Aos 79 anos, Diva Palucci integra o Conselho Municipal de Saúde e o Conselho Local do Centro de Saúde da Vila Tibério. Ela aponta que a fila de espera por consultas especializadas é um dos gargalos da saúde municipal.

“Estou cansada de ver a gerente do posto dizer que a fila diminuiu, porque mais duas pessoas faleceram”, afirma.

Ela ressalta que a gestão vem melhorando nos últimos anos, mas que ainda há muito a ser feito.

Segundo a Prefeitura, no segundo semestre de 2018 a Secretaria Municipal da Saúde iniciou um projeto de reestruturação da Atenção Básica, “que tem como principal objetivo reorganizar os atendimentos, reduzir filas e otimizar o serviço oferecido à população”.

Um dos pilares, segundo o governo municipal, é “priorizar a descentralização de responsabilidades, autonomia e confiabilidade dos serviços de saúde”.

A secretaria ressalta que o tempo de espera por exames está diminuindo, e que “em fevereiro de 2019, das 55 especialidades médicas oferecidas pela Secretaria da Saúde, 62% tem fila de espera menor que dois meses e 40% menor que um mês”.

Dengue

Para cumprir o ODS 3 na íntegra, Ribeirão Preto precisa tomar medidas para estancar as epidemias de doenças transmitidas pelo mosquito Aedes aegypti.

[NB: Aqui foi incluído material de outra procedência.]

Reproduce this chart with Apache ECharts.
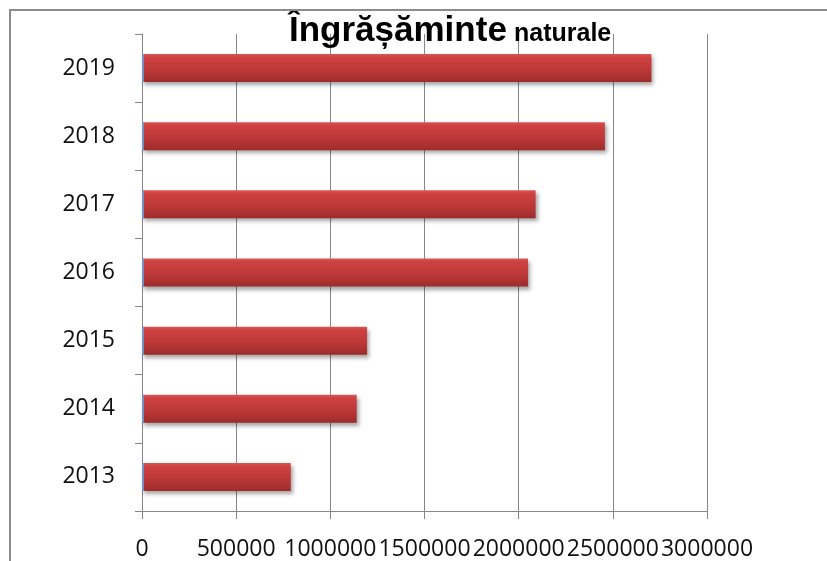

Historicamente o município sofre com a dengue e, desde 2016, entrou em alerta também para zika e chikungunya.

Entre 2000 e 2017, a população sofreu 10 anos considerados epidêmicos de dengue (2001, de 2006 a 2011, 2013, 2015 e 2016).

Apenas nesse período mais crítico, foram 121.030 casos confirmados da doença. Entre eles 731 bebês com menos de 1 ano.

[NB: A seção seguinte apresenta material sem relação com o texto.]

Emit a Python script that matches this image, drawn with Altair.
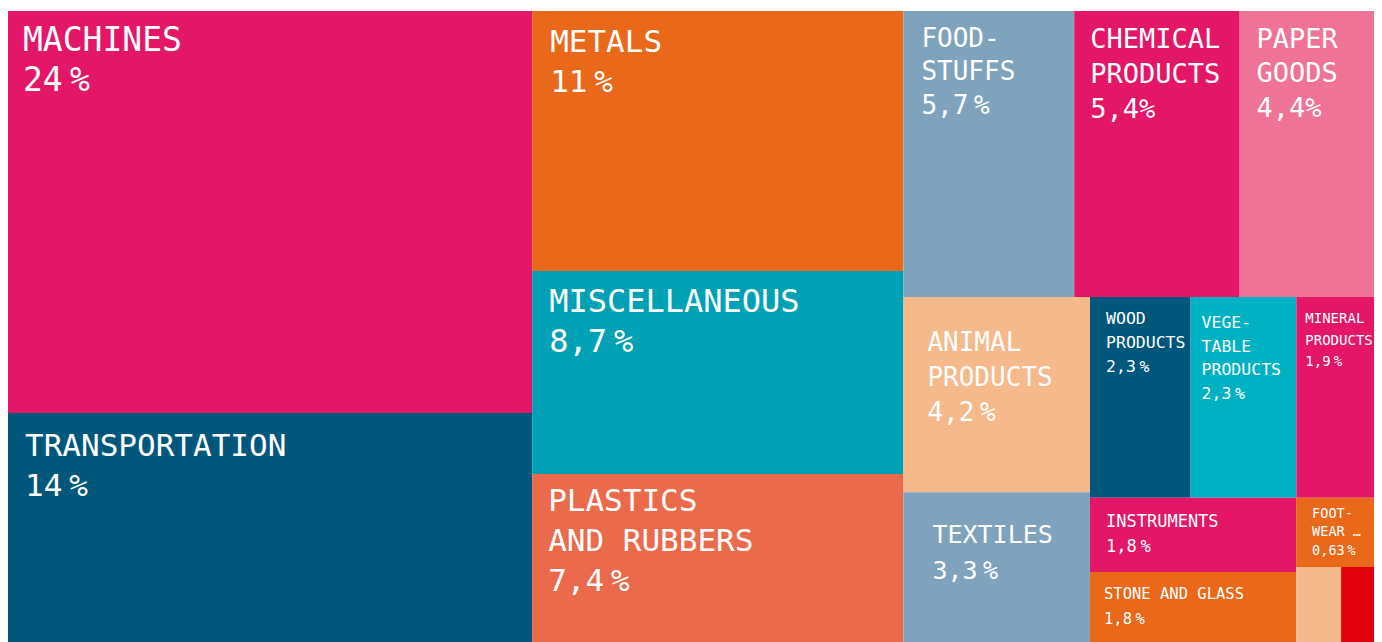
import altair as alt
import pandas as pd

# ---- data (shares of total, in %) ----
names = ["Machines", "Transportation", "Metals", "Miscellaneous", "Plastics and Rubbers",
         "Foodstuffs", "Chemical Products", "Paper Goods", "Animal Products", "Textiles",
         "Wood Products", "Vegetable Products", "Mineral Products", "Instruments",
         "Stone and Glass", "Footwear and Headwear", "Animal Hides", "Weapons"]
values = [24.29, 14.08, 11.13, 8.69, 7.36, 5.63, 5.45, 4.43, 4.20, 3.31,
          2.33, 2.45, 1.80, 1.76, 1.76, 0.62, 0.41, 0.30]
name_lines = [["MACHINES"], ["TRANSPORTATION"], ["METALS"], ["MISCELLANEOUS"],
              ["PLASTICS", "AND RUBBERS"], ["FOOD-", "STUFFS"], ["CHEMICAL", "PRODUCTS"],
              ["PAPER", "GOODS"], ["ANIMAL", "PRODUCTS"], ["TEXTILES"], ["WOOD", "PRODUCTS"],
              ["VEGE-", "TABLE", "PRODUCTS"], ["MINERAL", "PRODUCTS"], ["INSTRUMENTS"],
              ["STONE AND GLASS"], ["FOOT-", "WEAR …"], [], []]
pct_labels = ["24 %", "14 %", "11 %", "8,7 %", "7,4 %", "5,7 %", "5,4%", "4,4%", "4,2 %",
              "3,3 %", "2,3 %", "2,3 %", "1,9 %", "1,8 %", "1,8 %", "0,63 %", "", ""]

# ---- styles ----
PINK, BLUE, ORANGE = "#E41667", "#00577B", "#E9681A"
colors = [PINK, BLUE, ORANGE, "#00A1B5", "#EB6A4B", "#80A3BD", PINK, "#EE7396",
          "#F6B98C", "#80A3BD", BLUE, "#00B1C4", PINK, PINK, ORANGE, ORANGE,
          "#F6B98C", "#E2000F"]
# font size, left pad, top pad (to cap top), line spacing
label_style = {
    "Machines": (33, 15, 16, 40),
    "Transportation": (31, 17, 20, 40),
    "Metals": (31, 18, 18, 40),
    "Miscellaneous": (32, 17, 18, 40),
    "Plastics and Rubbers": (31, 16, 14, 40),
    "Foodstuffs": (26, 18, 17, 33.5),
    "Chemical Products": (27, 16, 17, 35),
    "Paper Goods": (27, 17, 17, 34.5),
    "Animal Products": (26, 24, 35, 35),
    "Textiles": (25, 29, 33, 36),
    "Wood Products": (16.5, 16, 15, 24),
    "Vegetable Products": (16.5, 11, 19, 23.7),
    "Mineral Products": (14, 9, 16, 21.5),
    "Instruments": (17, 16, 17, 25),
    "Stone and Glass": (15.5, 14, 16, 25),
    "Footwear and Headwear": (13.5, 16, 10, 18.5),
}
FONT = "DejaVu Sans Mono"
CAP = 0.729
ADV = 0.602

W, H = 1366, 635      # layout space (bottom of the chart runs past the window)
VIEW_H = 631
GOLDEN = (1 + 5 ** 0.5) / 2


def squarify(vals, x0, y0, x1, y1, ratio=GOLDEN):
    n = len(vals)
    out = [None] * n
    value = sum(vals)
    i0 = i1 = 0
    while i0 < n:
        dx, dy = x1 - x0, y1 - y0
        s = vals[i1]
        i1 += 1
        mn = mx = s
        alpha = max(dy / dx, dx / dy) / (value * ratio)
        beta = s * s * alpha
        min_ratio = max(mx / beta, beta / mn)
        while i1 < n:
            nv = vals[i1]
            s2 = s + nv
            mn2, mx2 = min(mn, nv), max(mx, nv)
            beta = s2 * s2 * alpha
            new_ratio = max(mx2 / beta, beta / mn2)
            if new_ratio > min_ratio:
                break
            s, mn, mx, min_ratio = s2, mn2, mx2, new_ratio
            i1 += 1
        row = range(i0, i1)
        if dx < dy:
            ny = y0 + dy * s / value
            k = (x1 - x0) / s
            cx = x0
            for i in row:
                w = vals[i] * k
                out[i] = (cx, y0, cx + w, ny)
                cx += w
            y0 = ny
        else:
            nx = x0 + dx * s / value
            k = (y1 - y0) / s
            cy = y0
            for i in row:
                h = vals[i] * k
                out[i] = (x0, cy, nx, cy + h)
                cy += h
            x0 = nx
        value -= s
        i0 = i1
    return out


rects = squarify(values, 0, 0, W, H)

cells = pd.DataFrame({
    "name": names,
    "share": values,
    "x0": [r[0] for r in rects], "y0": [r[1] for r in rects],
    "x1": [r[2] for r in rects], "y1": [r[3] for r in rects],
    "color": colors,
})

rows = []
for i, nm in enumerate(names):
    if nm not in label_style:
        continue
    fs, pl, pt, lh = label_style[nm]
    x = rects[i][0] + pl
    base = rects[i][1] + pt + CAP * fs
    lines = name_lines[i] + [pct_labels[i]]
    for j, line in enumerate(lines):
        y = base + j * lh
        if j == len(lines) - 1 and " " in line:
            num, pc = line.split(" ")
            rows.append({"x": x, "y": y, "t": num, "fs": fs})
            rows.append({"x": x + len(num) * ADV * fs + 0.22 * fs, "y": y, "t": pc, "fs": fs})
        else:
            rows.append({"x": x, "y": y, "t": line, "fs": fs})
labels = pd.DataFrame(rows)

xs = alt.Scale(domain=[0, W], nice=False, zero=False)
ys = alt.Scale(domain=[0, VIEW_H], reverse=True, nice=False, zero=False)

tiles = alt.Chart(cells).mark_rect(clip=True).encode(
    x=alt.X("x0:Q", scale=xs, axis=None),
    x2="x1:Q",
    y=alt.Y("y0:Q", scale=ys, axis=None),
    y2="y1:Q",
    color=alt.Color("color:N", scale=None, legend=None),
    tooltip=["name:N", "share:Q"],
)

text = alt.Chart(labels).mark_text(
    align="left", baseline="alphabetic", font=FONT, color="white", clip=True
).encode(
    x=alt.X("x:Q", scale=xs, axis=None),
    y=alt.Y("y:Q", scale=ys, axis=None),
    text="t:N",
    size=alt.Size("fs:Q", scale=None, legend=None),
)

chart = alt.layer(tiles, text).properties(
    width=W, height=VIEW_H,
    autosize=alt.AutoSizeParams(type="none"),
    padding={"left": 0, "top": 3, "right": 0, "bottom": 0},
).configure_view(strokeWidth=0)

chart.save("out.html", embed_options={"renderer": "svg", "actions": False})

O pior período foi em 2016, com 35.043 confirmações de dengue, além de 5.509 casos suspeitos de zika e 153 de Chikungunya. Ao todo, 6 em cada 100 moradores foram afetados pelo Aedes aegypti naquele ano.

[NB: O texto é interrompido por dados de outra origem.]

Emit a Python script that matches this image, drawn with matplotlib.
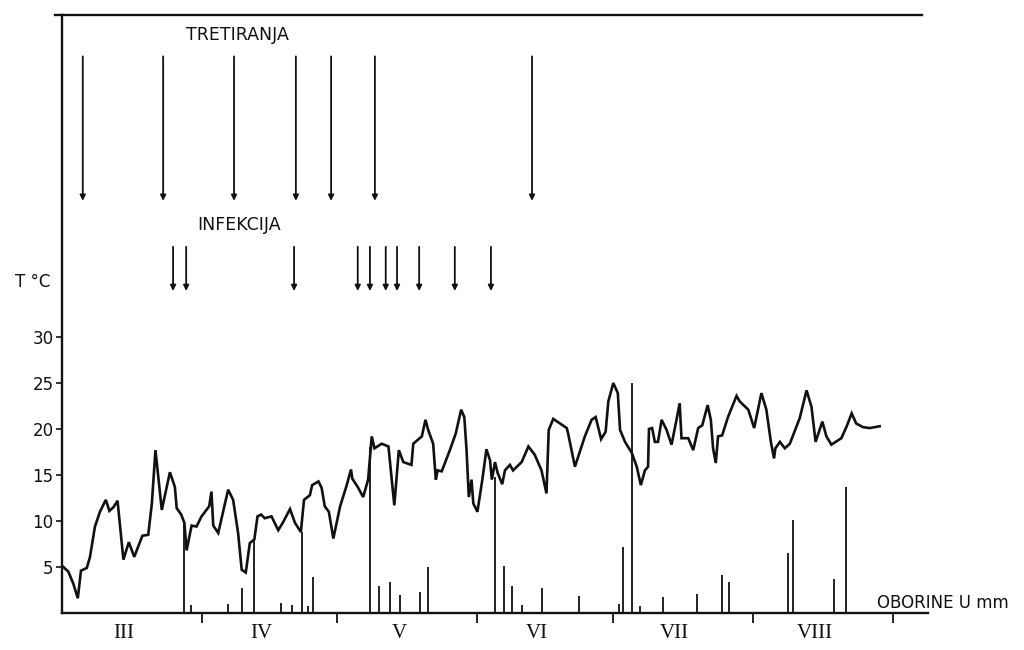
import matplotlib
matplotlib.use("Agg")
import matplotlib.pyplot as plt
import numpy as np

# temperatura (dani od 1. III, T u C)
temp_day = [0.3, 1.4, 2.5, 3.5, 4.2, 5.5, 6.2, 7.3, 8.4, 9.7, 10.5, 11.4, 12.3, 13.6, 14.8,
            16.0, 17.8, 19.1, 19.9, 20.7, 22.1, 23.9, 25.0, 25.4, 26.4, 27.1, 27.6, 28.7,
            29.8, 30.9, 32.6, 33.1, 33.5, 34.6, 36.8, 37.9, 39.0, 39.8, 40.7, 41.6, 42.6,
            43.3, 44.1, 44.9, 46.4, 47.9, 49.0, 50.5, 51.6, 52.9, 53.6, 54.9, 55.4, 56.8,
            57.5, 58.2, 59.1, 60.1, 61.6, 63.0, 64.0, 64.3, 65.5, 66.7, 67.8, 68.6, 69.2,
            70.8, 72.3, 73.6, 74.6, 75.6, 77.4, 77.8, 79.7, 80.5, 81.1, 82.2, 82.8, 83.2,
            84.1, 85.9, 87.2, 88.4, 89.1, 89.6, 90.1, 90.7, 91.1, 92.0, 93.1, 94.0, 94.8,
            95.2, 95.9, 96.5, 97.5, 98.1, 99.2, 99.9, 101.8, 103.3, 104.7, 106.2, 107.3,
            107.8, 108.8, 111.8, 112.1, 113.6, 115.8, 117.3, 118.2, 119.4, 120.4, 121.0,
            122.1, 123.1, 123.6, 124.7, 126.2, 127.3, 128.2, 129.1, 129.8, 130.0, 130.7,
            131.3, 132.0, 132.8, 133.9, 135.0, 136.1, 136.8, 137.2, 138.7, 139.8, 140.9,
            141.8, 143.0, 143.7, 144.2, 144.8, 145.3, 146.2, 147.5, 149.4, 150.1, 152.0,
            153.3, 154.9, 156.0, 157.0, 157.7, 158.0, 159.0, 160.1, 161.2, 163.4, 164.9,
            166.0, 166.9, 168.4, 169.3, 170.4, 172.6, 173.8, 174.9, 175.9, 177.4, 178.9,
            181.1]
temp_val = [5.0, 4.5, 3.2, 1.6, 4.6, 4.9, 6.1, 9.4, 11.0, 12.3, 11.1, 11.5, 12.2, 5.8, 7.7,
            6.1, 8.4, 8.5, 11.9, 17.7, 11.2, 15.3, 13.7, 11.4, 10.7, 9.8, 6.8, 9.5,
            9.4, 10.5, 11.6, 13.2, 9.5, 8.7, 13.4, 12.3, 8.7, 4.7, 4.4, 7.6, 8.0,
            10.5, 10.7, 10.3, 10.5, 9.0, 9.9, 11.3, 9.8, 8.8, 12.3, 12.8, 13.9, 14.3,
            13.6, 11.6, 11.0, 8.1, 11.6, 13.8, 15.6, 14.6, 13.7, 12.6, 14.5, 19.2, 17.9,
            18.4, 18.1, 11.7, 17.7, 16.4, 16.1, 18.4, 19.2, 21.0, 19.9, 18.4, 14.5, 15.5,
            15.4, 17.7, 19.5, 22.1, 21.3, 17.7, 12.6, 14.5, 11.9, 11.0, 14.5, 17.8, 16.6,
            14.5, 16.4, 15.2, 14.0, 15.5, 16.1, 15.5, 16.4, 18.1, 17.2, 15.5, 13.0,
            19.9, 21.1, 20.1, 19.5, 15.9, 19.2, 21.0, 21.3, 18.9, 19.7, 23.0,
            25.0, 23.9, 19.9, 18.6, 17.4, 15.9, 13.9, 15.5, 15.9, 20.0, 20.1,
            18.6, 18.6, 21.0, 19.9, 18.3, 21.0, 22.8, 19.0, 19.0, 17.7, 20.1,
            20.4, 22.6, 21.0, 17.9, 16.3, 19.2, 19.3, 21.3, 23.6, 23.0, 22.1,
            20.1, 23.9, 22.1, 18.6, 16.8, 17.9, 18.6, 17.9, 18.4, 21.2, 24.2,
            22.4, 18.6, 20.8, 19.2, 18.3, 19.0, 20.3, 21.7, 20.6, 20.2, 20.1,
            20.3]

# oborine u mm
rain_day = [27.1, 28.6, 36.7, 39.9, 42.6, 48.6, 50.9, 53.2, 54.4, 55.6, 68.2, 70.1, 72.6,
            74.8, 79.3, 81.1, 95.9, 97.9, 99.7, 101.8, 106.4, 114.5, 123.3, 124.3, 126.2,
            128.0, 133.2, 140.7, 146.1, 147.8, 160.8, 161.9, 170.9, 173.6]
rain_mm = [9.8, 0.9, 1.0, 2.7, 8.0, 1.1, 0.9, 8.8, 0.8, 3.9, 18.0, 2.9, 3.4,
           2.0, 2.3, 5.0, 14.8, 5.1, 2.9, 0.9, 2.7, 1.8, 1.0, 7.2, 25.0,
           0.8, 1.7, 2.1, 4.1, 3.4, 6.5, 10.1, 3.7, 13.7]

tretiranja = [4.6, 22.4, 38.1, 51.8, 59.6, 69.3, 104.1]
infekcija = [24.6, 27.5, 51.4, 65.5, 68.2, 71.7, 74.2, 79.1, 87.0, 95.0]

months = ["III", "IV", "V", "VI", "VII", "VIII"]
month_len = [31, 30, 31, 30, 31, 31]
y_ticks = [5, 10, 15, 20, 25, 30]

ink = "#111111"
lab = dict(family="DejaVu Sans", color=ink)

fig = plt.figure(figsize=(10.24, 6.5), dpi=100)
ax = fig.add_axes([62 / 1024, 37 / 650, 866 / 1024, 598 / 650])
ax.set_xlim(0, 191.8)
ax.set_ylim(0, 65)

ax.plot(temp_day, temp_val, color=ink, lw=1.9, solid_joinstyle="miter")
ax.vlines(rain_day, 0, rain_mm, color=ink, lw=1.3)

for d in tretiranja:
    ax.annotate("", xy=(d, 44.8), xytext=(d, 60.5),
                arrowprops=dict(arrowstyle="-|>", color=ink, lw=1.3,
                                mutation_scale=8, shrinkA=0, shrinkB=0))
for d in infekcija:
    ax.annotate("", xy=(d, 35.0), xytext=(d, 39.8),
                arrowprops=dict(arrowstyle="-|>", color=ink, lw=1.3,
                                mutation_scale=8, shrinkA=0, shrinkB=0))

ax.text(38.8, 62.8, "TRETIRANJA", ha="center", va="center", fontsize=12.5, **lab)
ax.text(39.2, 42.2, "INFEKCIJA", ha="center", va="center", fontsize=12.5, **lab)
ax.text(-6.6, 36.0, "T °C", ha="center", va="center", fontsize=12, **lab)
ax.text(180.5, 1.1, "OBORINE U mm", ha="left", va="center", fontsize=12,
        clip_on=False, **lab)

# osi
for s in ["left", "bottom", "top"]:
    ax.spines[s].set_linewidth(1.7)
    ax.spines[s].set_color(ink)
ax.spines["right"].set_visible(False)
ax.spines["top"].set_bounds(-1.5, 190.5)

ax.set_yticks(y_ticks)
ax.set_yticklabels([str(v) for v in y_ticks], fontsize=12, **lab)
ax.tick_params(axis="y", direction="out", length=4, width=1.2, pad=2, colors=ink)

bounds = np.cumsum(month_len)
starts = bounds - np.array(month_len)
ax.set_xticks(bounds)
ax.set_xticklabels([])
ax.tick_params(axis="x", which="major", direction="out", length=7, width=1.3, colors=ink)
ax.set_xticks(starts + np.array(month_len) / 2 - 1.8, minor=True)
ax.set_xticklabels(months, minor=True, fontsize=15, family="Liberation Serif", color=ink)
ax.tick_params(axis="x", which="minor", length=0, pad=8)

fig.savefig("out.png", dpi=100)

Especialistas apontam que as epidemias são cíclicas, e dependem de fatores como volume de chuvas e qual vírus está circulando (a dengue possui quatro tipos).

A prevenção está diretamente ligada à conscientização da população – em algumas cidades, até 90% dos focos do mosquito estão dentro das residências. Porém, o poder público tem o seu papel de fiscalizar e orientar os munícipes, além de tomar medidas para limpeza de terrenos abandonados.

Essas epidemias custam caro. Segundo a consultoria Sense Company. Em 2016 o Aedes deu um prejuízo de R$ 2,3 bilhões à economia brasileira, considerando desde o tratamento até as perdas para as empresas pelo afastamento de funcionários.

E são prejudiciais não apenas no bolso: 41 ribeirão-pretanos morreram entre 2010 e 2016 vítimas da dengue.